--- begin ---
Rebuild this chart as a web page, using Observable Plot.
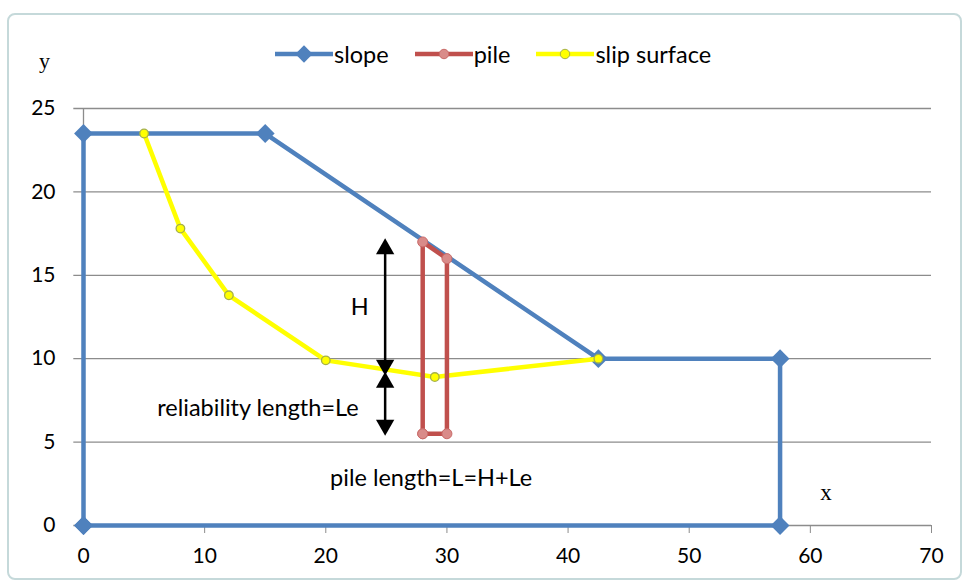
<!DOCTYPE html>
<html>
<head>
<meta charset="utf-8">
<script src="https://cdn.jsdelivr.net/npm/d3@7"></script>
<script src="https://cdn.jsdelivr.net/npm/@observablehq/plot@0.6"></script>
<style>
  html, body { margin: 0; padding: 0; background: #fff; }
  #wrap { position: relative; width: 967px; height: 588px; overflow: hidden; font-family: Lato, "Open Sans", sans-serif; }
  #frame { position: absolute; left: 7px; top: 13px; width: 955px; height: 567px; border: 2px solid #c5d9da; border-radius: 8px; box-sizing: border-box; }
  #legend { position: absolute; top: 40px; left: 275px; display: flex; align-items: center; font-size: 23.5px; color: #000; }
  #legend .item { display: flex; align-items: center; margin-right: 26px; }
  #legend svg { margin-right: 1px; }
  #ylab { position: absolute; left: 39px; top: 48px; font-family: "Liberation Serif", "DejaVu Serif", serif; font-size: 22px; }
  #chart { position: absolute; left: 0; top: 0; }
</style>
</head>
<body>
<div id="wrap">
  <div id="frame"></div>
  <div id="chart"></div>
  <div id="legend"></div>
  <div id="ylab">y</div>
</div>
<script>
// slope outline
const slopeX = [0, 0, 15, 42.5, 57.5, 57.5, 0];
const slopeY = [0, 23.5, 23.5, 10, 10, 0, 0];
// pile outline
const pileX = [28, 28, 30, 30, 28];
const pileY = [5.5, 17, 16, 5.5, 5.5];
// slip surface
const slipX = [5, 8, 12, 20, 29, 42.5];
const slipY = [23.5, 17.8, 13.8, 9.9, 8.9, 10];
// annotation arrows (x, yTop, yBottom)
const arrowX = [24.9, 24.9];
const arrowTop = [17.0, 9.0];
const arrowBottom = [9.2, 5.6];
// labels
const labelText = ["H", "reliability length=Le", "pile length=L=H+Le"];
const labelX = [22.8, 14.4, 28.7];
const labelY = [13.1, 7.0, 2.8];
const xTicks = [0, 10, 20, 30, 40, 50, 60, 70];
const yTicks = [0, 5, 10, 15, 20, 25];

const BLUE = "#4f81bd", RED = "#c0504d", YELLOW = "#ffff00";

const slope = slopeX.map((x, i) => ({x, y: slopeY[i]}));
const pile = pileX.map((x, i) => ({x, y: pileY[i]}));
const slip = slipX.map((x, i) => ({x, y: slipY[i]}));
const arrows = arrowX.map((x, i) => ({x, y1: arrowTop[i], y2: arrowBottom[i]}));
const labels = labelText.map((t, i) => ({t, x: labelX[i], y: labelY[i]}));

const plot = Plot.plot({
  width: 967,
  height: 588,
  marginLeft: 83,
  marginRight: 36,
  marginTop: 108,
  marginBottom: 63,
  style: {background: "transparent", fontFamily: "Lato, 'Open Sans', sans-serif", fontSize: "21px", color: "#000"},
  x: {domain: [0, 70], ticks: xTicks, label: null},
  y: {domain: [0, 25], ticks: yTicks, label: null},
  marks: [
    Plot.ruleY(yTicks, {stroke: "#8c8c8c", strokeWidth: 1.3, x1: -0.8, x2: 70}),
    Plot.ruleX([0], {stroke: "#8c8c8c", strokeWidth: 1.3}),
    Plot.axisX({ticks: xTicks, tickSize: 8, stroke: "#8c8c8c", tickPadding: 15, fontSize: 21, label: null}),
    Plot.axisY({ticks: yTicks, tickSize: 0, tickPadding: 28, fontSize: 21, label: null}),
    // slope
    Plot.line(slope, {x: "x", y: "y", stroke: BLUE, strokeWidth: 4.5, strokeLinejoin: "miter"}),
    Plot.dot(slope, {x: "x", y: "y", symbol: "square", rotate: 45, r: 7.5, fill: BLUE, stroke: "none"}),
    // slip surface
    Plot.line(slip, {x: "x", y: "y", stroke: YELLOW, strokeWidth: 4.5}),
    Plot.dot(slip, {x: "x", y: "y", r: 4.3, fill: YELLOW, stroke: "#a5b04a", strokeWidth: 1.3}),
    // pile
    Plot.line(pile, {x: "x", y: "y", stroke: RED, strokeWidth: 4.5}),
    Plot.dot(pile, {x: "x", y: "y", r: 5, fill: "#d98b89", stroke: "#c96a68", strokeWidth: 1}),
    // arrows
    Plot.link(arrows, {x1: "x", x2: "x", y1: "y1", y2: "y2", stroke: "#000", strokeWidth: 2.5}),
    Plot.dot(arrows, {x: "x", y: "y1", symbol: "triangle", r: 6.8, fill: "#000", dy: 7}),
    Plot.dot(arrows, {x: "x", y: "y2", symbol: "triangle", r: 6.8, fill: "#000", dy: -7, rotate: 180}),
    // labels
    Plot.text(labels, {x: "x", y: "y", text: "t", fontSize: 23.5, fill: "#000"}),
    Plot.text(["x"], {x: 61.3, y: 2.0, text: d => d, fontSize: 23, fontFamily: "Liberation Serif, DejaVu Serif, serif", fill: "#000"})
  ]
});
document.getElementById("chart").appendChild(plot);

// legend
const legendItems = [
  {name: "slope", color: BLUE, marker: "diamond", fill: BLUE, stroke: "none"},
  {name: "pile", color: RED, marker: "circle", fill: "#d98b89", stroke: "#c96a68"},
  {name: "slip surface", color: YELLOW, marker: "circle", fill: YELLOW, stroke: "#a5b04a"}
];
const lg = document.getElementById("legend");
legendItems.forEach(it => {
  const d = document.createElement("div");
  d.className = "item";
  const ns = "http://www.w3.org/2000/svg";
  const s = document.createElementNS(ns, "svg");
  s.setAttribute("width", 58); s.setAttribute("height", 26);
  const l = document.createElementNS(ns, "line");
  l.setAttribute("x1", 0); l.setAttribute("x2", 58); l.setAttribute("y1", 13); l.setAttribute("y2", 13);
  l.setAttribute("stroke", it.color); l.setAttribute("stroke-width", 4.5);
  s.appendChild(l);
  const p = document.createElementNS(ns, "path");
  if (it.marker === "diamond") {
    p.setAttribute("d", d3.symbol(d3.symbolSquare, 150)());
    p.setAttribute("transform", "translate(29,13) rotate(45)");
  } else {
    p.setAttribute("d", d3.symbol(d3.symbolCircle, 70)());
    p.setAttribute("transform", "translate(29,13)");
  }
  p.setAttribute("fill", it.fill); p.setAttribute("stroke", it.stroke);
  s.appendChild(p);
  d.appendChild(s);
  const t = document.createElement("span");
  t.textContent = it.name;
  d.appendChild(t);
  lg.appendChild(d);
});
</script>
</body>
</html>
--- end ---
### WHAT THE TASK ASKS
Reproduce the data verbatim. Do not carry any picture into the copy.

### SOLUTION FOR THIS PROBLEM
Rebuild this chart as a web page, using Observable Plot.
<!DOCTYPE html>
<html>
<head>
<meta charset="utf-8">
<script src="https://cdn.jsdelivr.net/npm/d3@7"></script>
<script src="https://cdn.jsdelivr.net/npm/@observablehq/plot@0.6"></script>
<style>
  html, body { margin: 0; padding: 0; background: #fff; }
  #wrap { position: relative; width: 967px; height: 588px; overflow: hidden; font-family: Lato, "Open Sans", sans-serif; }
  #frame { position: absolute; left: 7px; top: 13px; width: 955px; height: 567px; border: 2px solid #c5d9da; border-radius: 8px; box-sizing: border-box; }
  #legend { position: absolute; top: 40px; left: 275px; display: flex; align-items: center; font-size: 23.5px; color: #000; }
  #legend .item { display: flex; align-items: center; margin-right: 26px; }
  #legend svg { margin-right: 1px; }
  #ylab { position: absolute; left: 39px; top: 48px; font-family: "Liberation Serif", "DejaVu Serif", serif; font-size: 22px; }
  #chart { position: absolute; left: 0; top: 0; }
</style>
</head>
<body>
<div id="wrap">
  <div id="frame"></div>
  <div id="chart"></div>
  <div id="legend"></div>
  <div id="ylab">y</div>
</div>
<script>
// slope outline
const slopeX = [0, 0, 15, 42.5, 57.5, 57.5, 0];
const slopeY = [0, 23.5, 23.5, 10, 10, 0, 0];
// pile outline
const pileX = [28, 28, 30, 30, 28];
const pileY = [5.5, 17, 16, 5.5, 5.5];
// slip surface
const slipX = [5, 8, 12, 20, 29, 42.5];
const slipY = [23.5, 17.8, 13.8, 9.9, 8.9, 10];
// annotation arrows (x, yTop, yBottom)
const arrowX = [24.9, 24.9];
const arrowTop = [17.0, 9.0];
const arrowBottom = [9.2, 5.6];
// labels
const labelText = ["H", "reliability length=Le", "pile length=L=H+Le"];
const labelX = [22.8, 14.4, 28.7];
const labelY = [13.1, 7.0, 2.8];
const xTicks = [0, 10, 20, 30, 40, 50, 60, 70];
const yTicks = [0, 5, 10, 15, 20, 25];

const BLUE = "#4f81bd", RED = "#c0504d", YELLOW = "#ffff00";

const slope = slopeX.map((x, i) => ({x, y: slopeY[i]}));
const pile = pileX.map((x, i) => ({x, y: pileY[i]}));
const slip = slipX.map((x, i) => ({x, y: slipY[i]}));
const arrows = arrowX.map((x, i) => ({x, y1: arrowTop[i], y2: arrowBottom[i]}));
const labels = labelText.map((t, i) => ({t, x: labelX[i], y: labelY[i]}));

const plot = Plot.plot({
  width: 967,
  height: 588,
  marginLeft: 83,
  marginRight: 36,
  marginTop: 108,
  marginBottom: 63,
  style: {background: "transparent", fontFamily: "Lato, 'Open Sans', sans-serif", fontSize: "21px", color: "#000"},
  x: {domain: [0, 70], ticks: xTicks, label: null},
  y: {domain: [0, 25], ticks: yTicks, label: null},
  marks: [
    Plot.ruleY(yTicks, {stroke: "#8c8c8c", strokeWidth: 1.3, x1: -0.8, x2: 70}),
    Plot.ruleX([0], {stroke: "#8c8c8c", strokeWidth: 1.3}),
    Plot.axisX({ticks: xTicks, tickSize: 8, stroke: "#8c8c8c", tickPadding: 15, fontSize: 21, label: null}),
    Plot.axisY({ticks: yTicks, tickSize: 0, tickPadding: 28, fontSize: 21, label: null}),
    // slope
    Plot.line(slope, {x: "x", y: "y", stroke: BLUE, strokeWidth: 4.5, strokeLinejoin: "miter"}),
    Plot.dot(slope, {x: "x", y: "y", symbol: "square", rotate: 45, r: 7.5, fill: BLUE, stroke: "none"}),
    // slip surface
    Plot.line(slip, {x: "x", y: "y", stroke: YELLOW, strokeWidth: 4.5}),
    Plot.dot(slip, {x: "x", y: "y", r: 4.3, fill: YELLOW, stroke: "#a5b04a", strokeWidth: 1.3}),
    // pile
    Plot.line(pile, {x: "x", y: "y", stroke: RED, strokeWidth: 4.5}),
    Plot.dot(pile, {x: "x", y: "y", r: 5, fill: "#d98b89", stroke: "#c96a68", strokeWidth: 1}),
    // arrows
    Plot.link(arrows, {x1: "x", x2: "x", y1: "y1", y2: "y2", stroke: "#000", strokeWidth: 2.5}),
    Plot.dot(arrows, {x: "x", y: "y1", symbol: "triangle", r: 6.8, fill: "#000", dy: 7}),
    Plot.dot(arrows, {x: "x", y: "y2", symbol: "triangle", r: 6.8, fill: "#000", dy: -7, rotate: 180}),
    // labels
    Plot.text(labels, {x: "x", y: "y", text: "t", fontSize: 23.5, fill: "#000"}),
    Plot.text(["x"], {x: 61.3, y: 2.0, text: d => d, fontSize: 23, fontFamily: "Liberation Serif, DejaVu Serif, serif", fill: "#000"})
  ]
});
document.getElementById("chart").appendChild(plot);

// legend
const legendItems = [
  {name: "slope", color: BLUE, marker: "diamond", fill: BLUE, stroke: "none"},
  {name: "pile", color: RED, marker: "circle", fill: "#d98b89", stroke: "#c96a68"},
  {name: "slip surface", color: YELLOW, marker: "circle", fill: YELLOW, stroke: "#a5b04a"}
];
const lg = document.getElementById("legend");
legendItems.forEach(it => {
  const d = document.createElement("div");
  d.className = "item";
  const ns = "http://www.w3.org/2000/svg";
  const s = document.createElementNS(ns, "svg");
  s.setAttribute("width", 58); s.setAttribute("height", 26);
  const l = document.createElementNS(ns, "line");
  l.setAttribute("x1", 0); l.setAttribute("x2", 58); l.setAttribute("y1", 13); l.setAttribute("y2", 13);
  l.setAttribute("stroke", it.color); l.setAttribute("stroke-width", 4.5);
  s.appendChild(l);
  const p = document.createElementNS(ns, "path");
  if (it.marker === "diamond") {
    p.setAttribute("d", d3.symbol(d3.symbolSquare, 150)());
    p.setAttribute("transform", "translate(29,13) rotate(45)");
  } else {
    p.setAttribute("d", d3.symbol(d3.symbolCircle, 70)());
    p.setAttribute("transform", "translate(29,13)");
  }
  p.setAttribute("fill", it.fill); p.setAttribute("stroke", it.stroke);
  s.appendChild(p);
  d.appendChild(s);
  const t = document.createElement("span");
  t.textContent = it.name;
  d.appendChild(t);
  lg.appendChild(d);
});
</script>
</body>
</html>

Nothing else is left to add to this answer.